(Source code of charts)
-- begin --

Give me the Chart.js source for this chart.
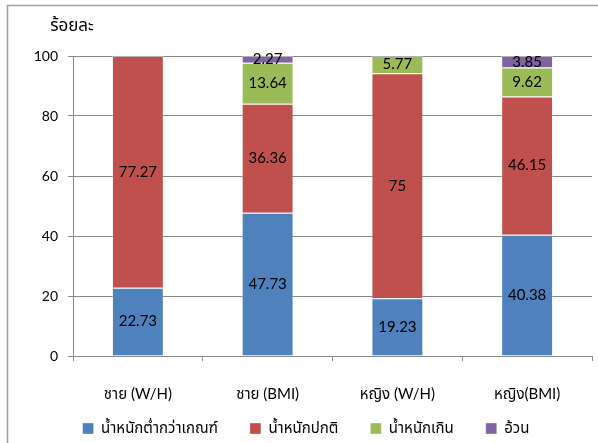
<!DOCTYPE html>
<html>
<head>
<meta charset="utf-8">
<script src="https://cdn.jsdelivr.net/npm/chart.js@4"></script>
<style>
  html, body { margin: 0; padding: 0; background: #ffffff; }
  #wrap { width: 598px; height: 443px; position: relative; }
</style>
</head>
<body>
<div id="wrap"><canvas id="c" width="598" height="443"></canvas></div>
<script>
// Categories and the four weight groups (percent of each group)
const categories = ['ชาย (W/H)', 'ชาย (BMI)', 'หญิง (W/H)', 'หญิง(BMI)'];
const seriesNames = ['น้ำหนักต่ำกว่าเกณฑ์', 'น้ำหนักปกติ', 'น้ำหนักเกิน', 'อ้วน'];
const underweight = [22.73, 47.73, 19.23, 40.38];
const normalWeight = [77.27, 36.36, 75, 46.15];
const overweight = [0, 13.64, 5.77, 9.62];
const obese = [0, 2.27, 0, 3.85];
const yTicks = [0, 20, 40, 60, 80, 100];
const yTitle = 'ร้อยละ';

const colors = ['#4F81BD', '#C0504D', '#9BBB59', '#8064A2'];
const FONT = "Lato, 'Noto Sans Thai', 'Noto Sans', sans-serif";
const gridColor = '#888888';

// Outer frame (left and top edges)
const framePlugin = {
  id: 'frame',
  beforeDraw(chart) {
    const ctx = chart.ctx;
    ctx.save();
    ctx.strokeStyle = '#a0a0a0';
    ctx.lineWidth = 1.5;
    ctx.beginPath();
    ctx.moveTo(7.5, chart.height);
    ctx.lineTo(7.5, 5.5);
    ctx.lineTo(chart.width, 5.5);
    ctx.stroke();
    ctx.restore();
  }
};

// Keep the legend row a fixed distance below the plot
const legendPlacement = {
  id: 'legendPlacement',
  afterLayout(chart) {
    const lg = chart.legend;
    if (!lg) return;
    lg.top = chart.chartArea.bottom + 33;
    lg.bottom = chart.height;
    lg.height = lg.bottom - lg.top;
  }
};

// Horizontal axis caption above the value axis
const yTitlePlugin = {
  id: 'yTitle',
  afterDraw(chart) {
    const ctx = chart.ctx;
    const area = chart.chartArea;
    ctx.save();
    ctx.font = '17px ' + FONT;
    ctx.fillStyle = '#000';
    ctx.textAlign = 'center';
    ctx.textBaseline = 'middle';
    ctx.fillText(yTitle, area.left - 1, area.top - 30);
    ctx.restore();
  }
};

// Value labels centred on each stacked segment
const valueLabels = {
  id: 'valueLabels',
  afterDatasetsDraw(chart) {
    const ctx = chart.ctx;
    ctx.save();
    ctx.font = '15px ' + FONT;
    ctx.fillStyle = '#000';
    ctx.textAlign = 'center';
    ctx.textBaseline = 'middle';
    chart.data.datasets.forEach((ds, i) => {
      const meta = chart.getDatasetMeta(i);
      meta.data.forEach((bar, j) => {
        const v = ds.data[j];
        if (!v) return;
        const p = bar.getProps(['x', 'y', 'base'], true);
        ctx.fillText(String(v), p.x, (p.y + p.base) / 2);
      });
    });
    ctx.restore();
  }
};

const seriesData = [underweight, normalWeight, overweight, obese];

new Chart(document.getElementById('c'), {
  type: 'bar',
  data: {
    labels: categories,
    datasets: seriesNames.map((name, i) => ({
      label: name,
      data: seriesData[i],
      backgroundColor: colors[i],
      borderColor: 'rgba(255,255,255,0.35)',
      borderWidth: 1,
      barPercentage: 0.5,
      categoryPercentage: 0.8
    }))
  },
  options: {
    responsive: false,
    animation: false,
    devicePixelRatio: 1,
    layout: { padding: { left: 20, right: 6, top: 56, bottom: 6 } },
    plugins: {
      tooltip: { enabled: false },
      legend: {
        position: 'bottom',
        maxHeight: 35,
        labels: {
          boxWidth: 11,
          boxHeight: 11,
          padding: 32,
          color: '#000',
          font: { family: FONT, size: 15 }
        }
      }
    },
    scales: {
      x: {
        stacked: true,
        grid: {
          offset: true,
          drawOnChartArea: false,
          drawTicks: true,
          tickLength: 5,
          color: gridColor
        },
        border: { color: gridColor },
        ticks: {
          color: '#000',
          padding: 24,
          font: { family: FONT, size: 15 }
        },
        afterFit(s) { s.height = 46; }
      },
      y: {
        stacked: true,
        min: 0,
        max: 100,
        afterBuildTicks(s) { s.ticks = yTicks.map(v => ({ value: v })); },
        grid: { color: gridColor, tickLength: 5 },
        border: { color: gridColor },
        ticks: {
          color: '#000',
          padding: 10,
          font: { family: FONT, size: 14 }
        },
        afterFit(s) { s.width = 53; }
      }
    }
  },
  plugins: [framePlugin, legendPlacement, yTitlePlugin, valueLabels]
});
</script>
</body>
</html>
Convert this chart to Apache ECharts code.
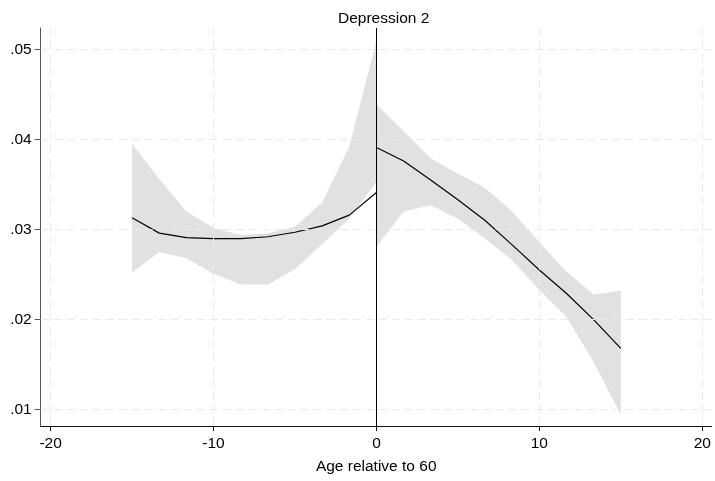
<!DOCTYPE html>
<html>
<head>
<meta charset="utf-8">
<script src="https://cdn.jsdelivr.net/npm/echarts@6/dist/echarts.min.js"></script>
<style>
  html, body { margin: 0; padding: 0; background: #fff; }
  #main { width: 715px; height: 481px; }
</style>
</head>
<body>
<div id="main"></div>
<script>
var myChart = echarts.init(document.getElementById('main'));

// age relative to 60, below and above the cutoff
var agesLeft = [-15, -13.33, -11.67, -10, -8.33, -6.67, -5, -3.33, -1.67, 0];
var agesRight = [0, 1.67, 3.33, 5, 6.67, 8.33, 10, 11.67, 13.33, 15];

// fitted values and confidence bounds
var fitLeft = [0.0313, 0.0296, 0.0291, 0.0290, 0.0290, 0.0292, 0.0297, 0.0304, 0.0316, 0.0341];
var upLeft = [0.0395, 0.0356, 0.0320, 0.0302, 0.0294, 0.0296, 0.0303, 0.0330, 0.0392, 0.0510];
var loLeft = [0.0252, 0.0275, 0.0268, 0.0251, 0.0239, 0.0239, 0.0256, 0.0284, 0.0312, 0.0353];

var fitRight = [0.0391, 0.0376, 0.0355, 0.0333, 0.0310, 0.0283, 0.0255, 0.0229, 0.0200, 0.0168];
var upRight = [0.0439, 0.0409, 0.0379, 0.0362, 0.0346, 0.0320, 0.0286, 0.0253, 0.0228, 0.0232];
var loRight = [0.0281, 0.0320, 0.0327, 0.0312, 0.0290, 0.0266, 0.0233, 0.0203, 0.0153, 0.0094];

var xTicks = [-20, -10, 0, 10, 20];
var yTicks = [0.01, 0.02, 0.03, 0.04, 0.05];

function pairs(xs, ys) {
    var res = [];
    for (var i = 0; i < xs.length; i++) {
        res.push([xs[i], ys[i]]);
    }
    return res;
}

function triples(xs, lo, hi) {
    var res = [];
    for (var i = 0; i < xs.length; i++) {
        res.push([xs[i], lo[i], hi[i]]);
    }
    return res;
}

var FONT = 'Liberation Sans';
var FS = 15.5;
var bandColor = '#e1e1e1';
var gridStyle = { color: '#e9e9e9', type: [8, 5], width: 1 };

// confidence band drawn as one polygon through the axis scales
function bandSeries(xs, lo, hi) {
    return {
        type: 'custom',
        data: triples(xs, lo, hi),
        encode: { x: 0, y: [1, 2] },
        silent: true,
        z: 1,
        renderItem: function (params, api) {
            if (params.dataIndex !== 0) return;
            var pts = [];
            for (var i = 0; i < xs.length; i++) pts.push(api.coord([xs[i], hi[i]]));
            for (var j = xs.length - 1; j >= 0; j--) pts.push(api.coord([xs[j], lo[j]]));
            return {
                type: 'polygon',
                shape: { points: pts },
                style: { fill: bandColor, stroke: null }
            };
        }
    };
}

var gridMarks = [];
xTicks.forEach(function (v) { if (v !== 0) gridMarks.push({ xAxis: v }); });
yTicks.forEach(function (v) { gridMarks.push({ yAxis: v }); });

option = {
    animation: false,
    title: {
        text: 'Depression 2',
        left: 338,
        top: 11,
        padding: 0,
        textStyle: { fontFamily: FONT, fontSize: FS, fontWeight: 'normal', color: '#000' }
    },
    grid: { left: 40.7, right: 3.3, top: 28, bottom: 55, containLabel: false },
    xAxis: {
        type: 'value',
        min: -20.61,
        max: 20.58,
        name: 'Age relative to 60',
        nameLocation: 'middle',
        nameGap: 33,
        nameTextStyle: { fontFamily: FONT, fontSize: FS, color: '#000' },
        axisLine: { show: true, onZero: false, lineStyle: { color: '#111', width: 1 } },
        axisTick: { show: true, length: 5, customValues: xTicks, lineStyle: { color: '#111' } },
        axisLabel: { customValues: xTicks, margin: 10, fontFamily: FONT, fontSize: FS, color: '#000' },
        splitLine: { show: false }
    },
    yAxis: {
        type: 'value',
        min: 0.00819,
        max: 0.05237,
        axisLine: { show: true, onZero: false, lineStyle: { color: '#555', width: 1 } },
        axisTick: { show: true, length: 6, customValues: yTicks, lineStyle: { color: '#555' } },
        axisLabel: {
            customValues: yTicks,
            margin: 9,
            fontFamily: FONT,
            fontSize: FS,
            color: '#000',
            formatter: function (v) { return v.toFixed(2).replace(/^0/, ''); }
        },
        splitLine: { show: false }
    },
    series: [{
        name: 'grid',
        type: 'line',
        data: [],
        z: 0,
        markLine: {
            silent: true,
            symbol: 'none',
            label: { show: false },
            lineStyle: gridStyle,
            data: gridMarks
        }
    },
    bandSeries(agesLeft, loLeft, upLeft),
    bandSeries(agesRight, loRight, upRight),
    {
        name: 'fitLeft',
        type: 'line',
        data: pairs(agesLeft, fitLeft),
        symbol: 'none',
        lineStyle: { color: '#000', width: 1.2 },
        z: 3,
        markLine: {
            silent: true,
            symbol: 'none',
            label: { show: false },
            lineStyle: { color: '#000', type: 'solid', width: 1 },
            data: [{ xAxis: 0 }]
        }
    }, {
        name: 'fitRight',
        type: 'line',
        data: pairs(agesRight, fitRight),
        symbol: 'none',
        lineStyle: { color: '#000', width: 1.2 },
        z: 3
    }]
};

myChart.setOption(option);
</script>
</body>
</html>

-- end --

▸ The exercise:
Omit the pictures. Extract exactly the lines that begin with the one holding "Convert this chart to Apache ECharts code." and end with the one holding "5], width: 1", inclusive.

▸ Task answer:
Convert this chart to Apache ECharts code.
<!DOCTYPE html>
<html>
<head>
<meta charset="utf-8">
<script src="https://cdn.jsdelivr.net/npm/echarts@6/dist/echarts.min.js"></script>
<style>
  html, body { margin: 0; padding: 0; background: #fff; }
  #main { width: 715px; height: 481px; }
</style>
</head>
<body>
<div id="main"></div>
<script>
var myChart = echarts.init(document.getElementById('main'));

// age relative to 60, below and above the cutoff
var agesLeft = [-15, -13.33, -11.67, -10, -8.33, -6.67, -5, -3.33, -1.67, 0];
var agesRight = [0, 1.67, 3.33, 5, 6.67, 8.33, 10, 11.67, 13.33, 15];

// fitted values and confidence bounds
var fitLeft = [0.0313, 0.0296, 0.0291, 0.0290, 0.0290, 0.0292, 0.0297, 0.0304, 0.0316, 0.0341];
var upLeft = [0.0395, 0.0356, 0.0320, 0.0302, 0.0294, 0.0296, 0.0303, 0.0330, 0.0392, 0.0510];
var loLeft = [0.0252, 0.0275, 0.0268, 0.0251, 0.0239, 0.0239, 0.0256, 0.0284, 0.0312, 0.0353];

var fitRight = [0.0391, 0.0376, 0.0355, 0.0333, 0.0310, 0.0283, 0.0255, 0.0229, 0.0200, 0.0168];
var upRight = [0.0439, 0.0409, 0.0379, 0.0362, 0.0346, 0.0320, 0.0286, 0.0253, 0.0228, 0.0232];
var loRight = [0.0281, 0.0320, 0.0327, 0.0312, 0.0290, 0.0266, 0.0233, 0.0203, 0.0153, 0.0094];

var xTicks = [-20, -10, 0, 10, 20];
var yTicks = [0.01, 0.02, 0.03, 0.04, 0.05];

function pairs(xs, ys) {
    var res = [];
    for (var i = 0; i < xs.length; i++) {
        res.push([xs[i], ys[i]]);
    }
    return res;
}

function triples(xs, lo, hi) {
    var res = [];
    for (var i = 0; i < xs.length; i++) {
        res.push([xs[i], lo[i], hi[i]]);
    }
    return res;
}

var FONT = 'Liberation Sans';
var FS = 15.5;
var bandColor = '#e1e1e1';
var gridStyle = { color: '#e9e9e9', type: [8, 5], width: 1 };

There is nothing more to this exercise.